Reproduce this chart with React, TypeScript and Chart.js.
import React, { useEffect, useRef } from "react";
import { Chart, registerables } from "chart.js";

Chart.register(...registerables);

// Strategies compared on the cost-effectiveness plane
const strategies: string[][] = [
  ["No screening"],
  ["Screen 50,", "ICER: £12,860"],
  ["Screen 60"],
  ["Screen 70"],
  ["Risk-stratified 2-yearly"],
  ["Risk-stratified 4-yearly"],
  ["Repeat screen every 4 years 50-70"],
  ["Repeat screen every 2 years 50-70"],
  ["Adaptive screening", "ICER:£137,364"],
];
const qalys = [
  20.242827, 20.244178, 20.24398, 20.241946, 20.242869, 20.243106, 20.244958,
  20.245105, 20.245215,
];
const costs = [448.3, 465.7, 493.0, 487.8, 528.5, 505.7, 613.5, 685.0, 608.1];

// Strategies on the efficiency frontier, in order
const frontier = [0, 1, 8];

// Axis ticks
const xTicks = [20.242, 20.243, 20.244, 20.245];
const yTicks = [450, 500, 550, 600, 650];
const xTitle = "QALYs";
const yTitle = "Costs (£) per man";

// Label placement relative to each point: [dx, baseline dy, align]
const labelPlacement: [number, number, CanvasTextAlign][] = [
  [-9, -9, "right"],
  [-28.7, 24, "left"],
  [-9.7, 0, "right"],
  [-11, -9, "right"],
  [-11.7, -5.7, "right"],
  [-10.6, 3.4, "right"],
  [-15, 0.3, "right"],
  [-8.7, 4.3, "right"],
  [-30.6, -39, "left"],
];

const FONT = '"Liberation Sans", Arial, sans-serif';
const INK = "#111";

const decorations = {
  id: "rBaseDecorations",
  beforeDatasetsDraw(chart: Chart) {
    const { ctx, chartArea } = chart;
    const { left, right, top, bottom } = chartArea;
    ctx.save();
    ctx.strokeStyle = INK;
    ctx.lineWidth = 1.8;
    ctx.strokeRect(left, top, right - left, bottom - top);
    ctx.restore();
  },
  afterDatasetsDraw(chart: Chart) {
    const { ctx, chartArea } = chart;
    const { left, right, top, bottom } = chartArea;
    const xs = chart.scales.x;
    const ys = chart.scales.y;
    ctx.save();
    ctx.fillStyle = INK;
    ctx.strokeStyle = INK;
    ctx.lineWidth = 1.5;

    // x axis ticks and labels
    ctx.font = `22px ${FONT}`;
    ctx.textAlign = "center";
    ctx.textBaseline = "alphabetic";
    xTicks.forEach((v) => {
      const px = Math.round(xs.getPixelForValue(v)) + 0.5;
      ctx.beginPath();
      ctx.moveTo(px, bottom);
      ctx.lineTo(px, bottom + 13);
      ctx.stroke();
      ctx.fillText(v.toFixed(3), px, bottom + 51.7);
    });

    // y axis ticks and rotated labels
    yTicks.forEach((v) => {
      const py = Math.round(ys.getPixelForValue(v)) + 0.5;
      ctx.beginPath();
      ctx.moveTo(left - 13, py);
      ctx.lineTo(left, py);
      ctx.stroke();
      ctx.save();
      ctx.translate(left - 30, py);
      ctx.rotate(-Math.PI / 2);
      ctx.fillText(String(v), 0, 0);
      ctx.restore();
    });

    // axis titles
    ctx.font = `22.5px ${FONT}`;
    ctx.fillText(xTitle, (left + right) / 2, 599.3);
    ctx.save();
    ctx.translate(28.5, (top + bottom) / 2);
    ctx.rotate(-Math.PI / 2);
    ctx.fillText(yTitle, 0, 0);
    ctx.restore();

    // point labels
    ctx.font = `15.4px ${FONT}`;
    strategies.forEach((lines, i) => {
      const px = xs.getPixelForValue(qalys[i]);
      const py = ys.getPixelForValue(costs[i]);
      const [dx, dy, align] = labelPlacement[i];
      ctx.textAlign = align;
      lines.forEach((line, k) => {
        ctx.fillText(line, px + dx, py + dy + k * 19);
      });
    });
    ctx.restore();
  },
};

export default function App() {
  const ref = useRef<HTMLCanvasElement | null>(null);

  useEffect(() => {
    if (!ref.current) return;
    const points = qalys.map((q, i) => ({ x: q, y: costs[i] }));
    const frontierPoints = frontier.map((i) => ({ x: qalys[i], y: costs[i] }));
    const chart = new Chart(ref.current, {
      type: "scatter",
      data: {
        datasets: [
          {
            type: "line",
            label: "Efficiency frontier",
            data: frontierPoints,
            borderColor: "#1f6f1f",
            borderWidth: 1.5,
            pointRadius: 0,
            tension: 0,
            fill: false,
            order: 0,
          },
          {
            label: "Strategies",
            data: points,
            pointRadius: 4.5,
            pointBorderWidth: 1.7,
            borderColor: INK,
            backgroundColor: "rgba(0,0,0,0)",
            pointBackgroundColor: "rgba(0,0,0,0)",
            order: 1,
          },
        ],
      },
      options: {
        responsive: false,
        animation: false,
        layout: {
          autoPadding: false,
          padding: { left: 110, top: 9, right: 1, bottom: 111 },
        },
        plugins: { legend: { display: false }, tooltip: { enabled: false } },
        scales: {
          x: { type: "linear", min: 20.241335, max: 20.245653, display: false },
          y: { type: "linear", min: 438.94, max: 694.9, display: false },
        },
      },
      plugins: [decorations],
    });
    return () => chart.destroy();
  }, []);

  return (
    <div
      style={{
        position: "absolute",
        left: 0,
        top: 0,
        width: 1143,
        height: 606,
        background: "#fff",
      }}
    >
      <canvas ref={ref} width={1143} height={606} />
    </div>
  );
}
--- --- ---
-- Stated exercise --
Transcribe all lines as written.

-- Task response --
Reproduce this chart with React, TypeScript and Chart.js.
import React, { useEffect, useRef } from "react";
import { Chart, registerables } from "chart.js";

Chart.register(...registerables);

// Strategies compared on the cost-effectiveness plane
const strategies: string[][] = [
  ["No screening"],
  ["Screen 50,", "ICER: £12,860"],
  ["Screen 60"],
  ["Screen 70"],
  ["Risk-stratified 2-yearly"],
  ["Risk-stratified 4-yearly"],
  ["Repeat screen every 4 years 50-70"],
  ["Repeat screen every 2 years 50-70"],
  ["Adaptive screening", "ICER:£137,364"],
];
const qalys = [
  20.242827, 20.244178, 20.24398, 20.241946, 20.242869, 20.243106, 20.244958,
  20.245105, 20.245215,
];
const costs = [448.3, 465.7, 493.0, 487.8, 528.5, 505.7, 613.5, 685.0, 608.1];

// Strategies on the efficiency frontier, in order
const frontier = [0, 1, 8];

// Axis ticks
const xTicks = [20.242, 20.243, 20.244, 20.245];
const yTicks = [450, 500, 550, 600, 650];
const xTitle = "QALYs";
const yTitle = "Costs (£) per man";

// Label placement relative to each point: [dx, baseline dy, align]
const labelPlacement: [number, number, CanvasTextAlign][] = [
  [-9, -9, "right"],
  [-28.7, 24, "left"],
  [-9.7, 0, "right"],
  [-11, -9, "right"],
  [-11.7, -5.7, "right"],
  [-10.6, 3.4, "right"],
  [-15, 0.3, "right"],
  [-8.7, 4.3, "right"],
  [-30.6, -39, "left"],
];

const FONT = '"Liberation Sans", Arial, sans-serif';
const INK = "#111";

const decorations = {
  id: "rBaseDecorations",
  beforeDatasetsDraw(chart: Chart) {
    const { ctx, chartArea } = chart;
    const { left, right, top, bottom } = chartArea;
    ctx.save();
    ctx.strokeStyle = INK;
    ctx.lineWidth = 1.8;
    ctx.strokeRect(left, top, right - left, bottom - top);
    ctx.restore();
  },
  afterDatasetsDraw(chart: Chart) {
    const { ctx, chartArea } = chart;
    const { left, right, top, bottom } = chartArea;
    const xs = chart.scales.x;
    const ys = chart.scales.y;
    ctx.save();
    ctx.fillStyle = INK;
    ctx.strokeStyle = INK;
    ctx.lineWidth = 1.5;

    // x axis ticks and labels
    ctx.font = `22px ${FONT}`;
    ctx.textAlign = "center";
    ctx.textBaseline = "alphabetic";
    xTicks.forEach((v) => {
      const px = Math.round(xs.getPixelForValue(v)) + 0.5;
      ctx.beginPath();
      ctx.moveTo(px, bottom);
      ctx.lineTo(px, bottom + 13);
      ctx.stroke();
      ctx.fillText(v.toFixed(3), px, bottom + 51.7);
    });

    // y axis ticks and rotated labels
    yTicks.forEach((v) => {
      const py = Math.round(ys.getPixelForValue(v)) + 0.5;
      ctx.beginPath();
      ctx.moveTo(left - 13, py);
      ctx.lineTo(left, py);
      ctx.stroke();
      ctx.save();
      ctx.translate(left - 30, py);
      ctx.rotate(-Math.PI / 2);
      ctx.fillText(String(v), 0, 0);
      ctx.restore();
    });

    // axis titles
    ctx.font = `22.5px ${FONT}`;
    ctx.fillText(xTitle, (left + right) / 2, 599.3);
    ctx.save();
    ctx.translate(28.5, (top + bottom) / 2);
    ctx.rotate(-Math.PI / 2);
    ctx.fillText(yTitle, 0, 0);
    ctx.restore();

    // point labels
    ctx.font = `15.4px ${FONT}`;
    strategies.forEach((lines, i) => {
      const px = xs.getPixelForValue(qalys[i]);
      const py = ys.getPixelForValue(costs[i]);
      const [dx, dy, align] = labelPlacement[i];
      ctx.textAlign = align;
      lines.forEach((line, k) => {
        ctx.fillText(line, px + dx, py + dy + k * 19);
      });
    });
    ctx.restore();
  },
};

export default function App() {
  const ref = useRef<HTMLCanvasElement | null>(null);

  useEffect(() => {
    if (!ref.current) return;
    const points = qalys.map((q, i) => ({ x: q, y: costs[i] }));
    const frontierPoints = frontier.map((i) => ({ x: qalys[i], y: costs[i] }));
    const chart = new Chart(ref.current, {
      type: "scatter",
      data: {
        datasets: [
          {
            type: "line",
            label: "Efficiency frontier",
            data: frontierPoints,
            borderColor: "#1f6f1f",
            borderWidth: 1.5,
            pointRadius: 0,
            tension: 0,
            fill: false,
            order: 0,
          },
          {
            label: "Strategies",
            data: points,
            pointRadius: 4.5,
            pointBorderWidth: 1.7,
            borderColor: INK,
            backgroundColor: "rgba(0,0,0,0)",
            pointBackgroundColor: "rgba(0,0,0,0)",
            order: 1,
          },
        ],
      },
      options: {
        responsive: false,
        animation: false,
        layout: {
          autoPadding: false,
          padding: { left: 110, top: 9, right: 1, bottom: 111 },
        },
        plugins: { legend: { display: false }, tooltip: { enabled: false } },
        scales: {
          x: { type: "linear", min: 20.241335, max: 20.245653, display: false },
          y: { type: "linear", min: 438.94, max: 694.9, display: false },
        },
      },
      plugins: [decorations],
    });
    return () => chart.destroy();
  }, []);

  return (
    <div
      style={{
        position: "absolute",
        left: 0,
        top: 0,
        width: 1143,
        height: 606,
        background: "#fff",
      }}
    >
      <canvas ref={ref} width={1143} height={606} />
    </div>
  );
}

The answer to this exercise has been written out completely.